Elle porte, en second lieu, sur la recherche d’une diminution des coûts des matières premières, par pression sur les prix des fournisseurs.

A titre d’exemple, dans le secteur énergétique, tandis qu’Electrabel annonce la suppression de 10 % de son effectif pour faire face à l’accélération de l’ouverture du marché, EDF s’engage à réduire de 30 % ses frais hors main-d’oeuvre par le biais d’une diminution de ses frais d’achats et en imposant à ses salariés des efforts de productivité.

Au niveau européen, le secteur énergétique aura perdu, selon la Confédération européenne syndicale, 300 000 emplois sur la dernière décennie. Et les prévisions actuelles tablent sur une baisse de 25 % de l’emploi à l’horizon 2010.
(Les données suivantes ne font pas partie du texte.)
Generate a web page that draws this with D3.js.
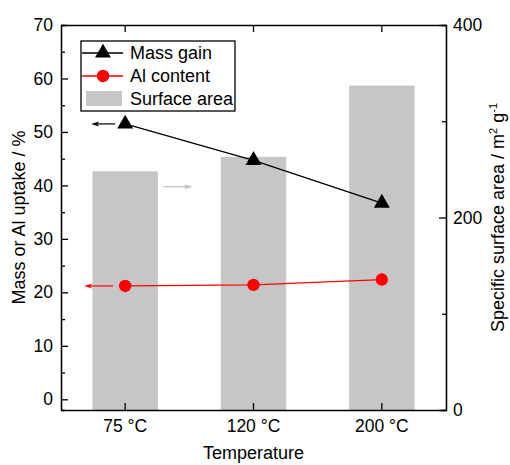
<!DOCTYPE html>
<html>
<head>
<meta charset="utf-8">
<script src="https://cdn.jsdelivr.net/npm/d3@7"></script>
<style>
  body { margin: 0; background: #fff; }
  text { font-family: Arial, "Liberation Sans", sans-serif; fill: #000; }
</style>
</head>
<body>
<div id="chart"></div>
<script>
// Data
const temperatures = ["75 °C", "120 °C", "200 °C"];
const massGain = [51.5, 44.7, 36.7];
const alContent = [21.2, 21.4, 22.4];
const surfaceArea = [248, 263, 337];
const leftTicks = [0, 10, 20, 30, 40, 50, 60, 70];
const rightTicks = [0, 200, 400];

const margin = {top: 25, right: 64, bottom: 55, left: 61};
const width = 510 - margin.left - margin.right;
const height = 465 - margin.top - margin.bottom;

const svg = d3.select("#chart")
    .append("svg")
    .attr("width", 510)
    .attr("height", 465)
    .append("g")
    .attr("transform", `translate(${margin.left},${margin.top})`);

// Scales
const x = d3.scaleBand()
    .domain(temperatures)
    .range([0, width])
    .padding(0);

const yLeft = d3.scaleLinear()
    .domain([-2, 70])
    .range([height, 0]);

const yRight = d3.scaleLinear()
    .domain([0, 400])
    .range([height, 0]);

const barWidth = x.bandwidth() * 0.51;
const cx = d => x(d) + x.bandwidth() / 2;

// Bars (surface area, right axis)
svg.selectAll(".bar")
    .data(temperatures)
    .enter()
    .append("rect")
    .attr("x", d => cx(d) - barWidth / 2)
    .attr("y", (d, i) => yRight(surfaceArea[i]))
    .attr("width", barWidth)
    .attr("height", (d, i) => height - yRight(surfaceArea[i]))
    .attr("fill", "#c6c6c6");

// Axes
const leftAxis = svg.append("g")
    .call(d3.axisLeft(yLeft).tickValues(leftTicks).tickSizeInner(-7).tickSizeOuter(0).tickPadding(8));
leftAxis.append("g")
    .call(d3.axisLeft(yLeft).tickValues(d3.range(5, 70, 10)).tickSize(-4).tickFormat(""));

const rightAxis = svg.append("g")
    .attr("transform", `translate(${width},0)`)
    .call(d3.axisRight(yRight).tickValues(rightTicks).tickSizeInner(-7).tickSizeOuter(0).tickPadding(7));
rightAxis.append("g")
    .call(d3.axisRight(yRight).tickValues([100, 300]).tickSize(-4).tickFormat(""));

svg.append("g")
    .attr("transform", `translate(0,${height})`)
    .call(d3.axisBottom(x).tickSizeInner(-7).tickSizeOuter(0).tickPadding(10));

svg.append("g")
    .call(d3.axisTop(x).tickSizeInner(-7).tickSizeOuter(0).tickFormat(""));

svg.selectAll(".domain, .tick line")
    .attr("stroke", "#000")
    .attr("stroke-width", 1.3);
svg.selectAll(".tick text")
    .style("font-size", "17.5px")
    .style("font-family", "Arial, 'Liberation Sans', sans-serif");

// Axis titles
svg.append("text")
    .attr("x", width / 2)
    .attr("y", height + 49)
    .style("text-anchor", "middle")
    .style("font-size", "18px")
    .text("Temperature");

svg.append("text")
    .attr("transform", `translate(${-36},${height / 2}) rotate(-90)`)
    .style("text-anchor", "middle")
    .style("font-size", "18px")
    .text("Mass or Al uptake / %");

const rTitle = svg.append("text")
    .attr("transform", `translate(${width + 58},${height / 2}) rotate(-90)`)
    .style("text-anchor", "middle")
    .style("font-size", "18px");
rTitle.append("tspan").text("Specific surface area / m");
rTitle.append("tspan").attr("dy", -7).style("font-size", "11px").text("2");
rTitle.append("tspan").attr("dy", 7).text(" g");
rTitle.append("tspan").attr("dy", -7).style("font-size", "11px").text("-1");

// Lines
const valueLine = d3.line()
    .x((d, i) => cx(temperatures[i]))
    .y(d => yLeft(d));

svg.append("path")
    .datum(massGain)
    .attr("fill", "none")
    .attr("stroke", "#000")
    .attr("stroke-width", 1.3)
    .attr("d", valueLine);

svg.append("path")
    .datum(alContent)
    .attr("fill", "none")
    .attr("stroke", "#ff0000")
    .attr("stroke-width", 1.3)
    .attr("d", valueLine);

const triangle = d3.symbol().type(d3.symbolTriangle).size(110);

svg.selectAll(".tri")
    .data(massGain)
    .enter()
    .append("path")
    .attr("d", triangle)
    .attr("transform", (d, i) => `translate(${cx(temperatures[i])},${yLeft(d)})`)
    .attr("fill", "#000");

svg.selectAll(".dot")
    .data(alContent)
    .enter()
    .append("circle")
    .attr("cx", (d, i) => cx(temperatures[i]))
    .attr("cy", d => yLeft(d))
    .attr("r", 6.2)
    .attr("fill", "#ff0000");

// Arrows pointing to the axes
function arrow(x1, x2, y, color) {
    const dir = x2 < x1 ? 1 : -1;
    svg.append("line")
        .attr("x1", x1).attr("x2", x2 + dir * 5)
        .attr("y1", y).attr("y2", y)
        .attr("stroke", color)
        .attr("stroke-width", 1.2);
    svg.append("path")
        .attr("d", `M${x2},${y} L${x2 + dir * 8},${y - 2.5} L${x2 + dir * 6},${y} L${x2 + dir * 8},${y + 2.5} Z`)
        .attr("fill", color);
}
const x0 = cx(temperatures[0]);
arrow(x0 - 10, x0 - 34, yLeft(massGain[0]), "#000");
arrow(x0 - 12, x0 - 41, yLeft(alContent[0]), "#ff0000");
arrow(x0 + 38, x0 + 67, yRight(232), "#c0c0c0");

// Legend
const legend = svg.append("g")
    .attr("transform", `translate(${20},${16})`);

legend.append("rect")
    .attr("x", 0).attr("y", 0)
    .attr("width", 154).attr("height", 70)
    .attr("fill", "#fff")
    .attr("stroke", "#000")
    .attr("stroke-width", 1.3);

const legendItems = ["Mass gain", "Al content", "Surface area"];
legendItems.forEach((name, i) => {
    const ly = 12 + i * 23;
    if (i === 0 || i === 1) {
        const col = i === 0 ? "#000" : "#ff0000";
        legend.append("line")
            .attr("x1", 1).attr("x2", 42)
            .attr("y1", ly).attr("y2", ly)
            .attr("stroke", col)
            .attr("stroke-width", 1.3);
        if (i === 0) {
            legend.append("path")
                .attr("d", triangle)
                .attr("transform", `translate(22,${ly})`)
                .attr("fill", col);
        } else {
            legend.append("circle")
                .attr("cx", 22).attr("cy", ly)
                .attr("r", 6.2)
                .attr("fill", col);
        }
    } else {
        legend.append("rect")
            .attr("x", 5).attr("y", ly - 8)
            .attr("width", 36).attr("height", 15)
            .attr("fill", "#c6c6c6");
    }
    legend.append("text")
        .attr("x", 49)
        .attr("y", ly + 6)
        .style("font-size", "18px")
        .text(name);
});
</script>
</body>
</html>
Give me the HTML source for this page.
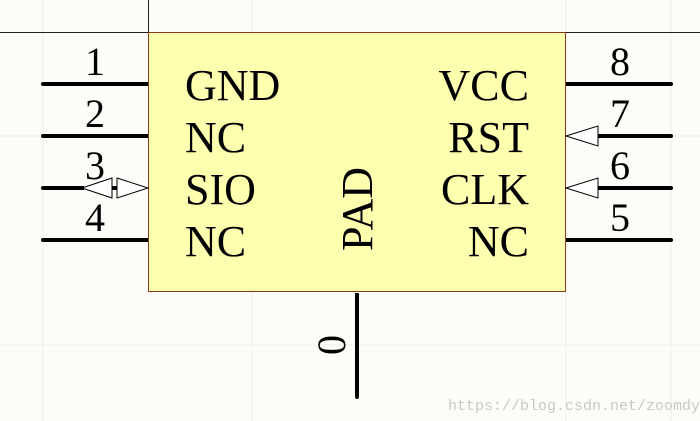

Tandis que la Commission européenne se félicite de la baisse des prix liée à la réalisation du marché intérieur parce qu’elle bénéficierait en dernière instance au consommateur, nous continuons de nous interroger sur les vertus de ce que l’on a qualifié à partir des années soixante-dix de « retour du marché » qui s’apparente plutôt au retour de formes de concurrence non maîtrisées. Pourquoi substituer au
« monopole naturel » qui a fait preuve par le passé de son efficacité une forme primaire de concurrence qui est loin, elle, d’avoir fait ses preuves ?

Le risque est grand qu’EDF ne puisse pas faire face aux lourds investissements qu’il devient urgent de programmer. Ce sont les financements qui risquent de lui faire défaut dans un contexte d’orthodoxie monétaire et financière, de course à la taille critique et de diminution des recettes, qui grèvent d’autant les ressources financières.

Est-il raisonnable de penser, comme le fait l’actuel président d’EDF, qu’un taux de retour sur investissement de 10 % puisse être atteint ? Ce taux satisferait-il les marchés financiers, pourvoyeurs de fonds rémunérateurs ?

Il satisfera sans doute ceux des capitaux qui rêvent depuis longtemps de pénétrer dans le monopole public.

Alors que la question qui nous est posée est celle de l’indépendance énergétique de notre pays, la réponse apportée par l’intermédiaire de la concurrence à tout crin semble nous éloigner encore plus de la solution recherchée.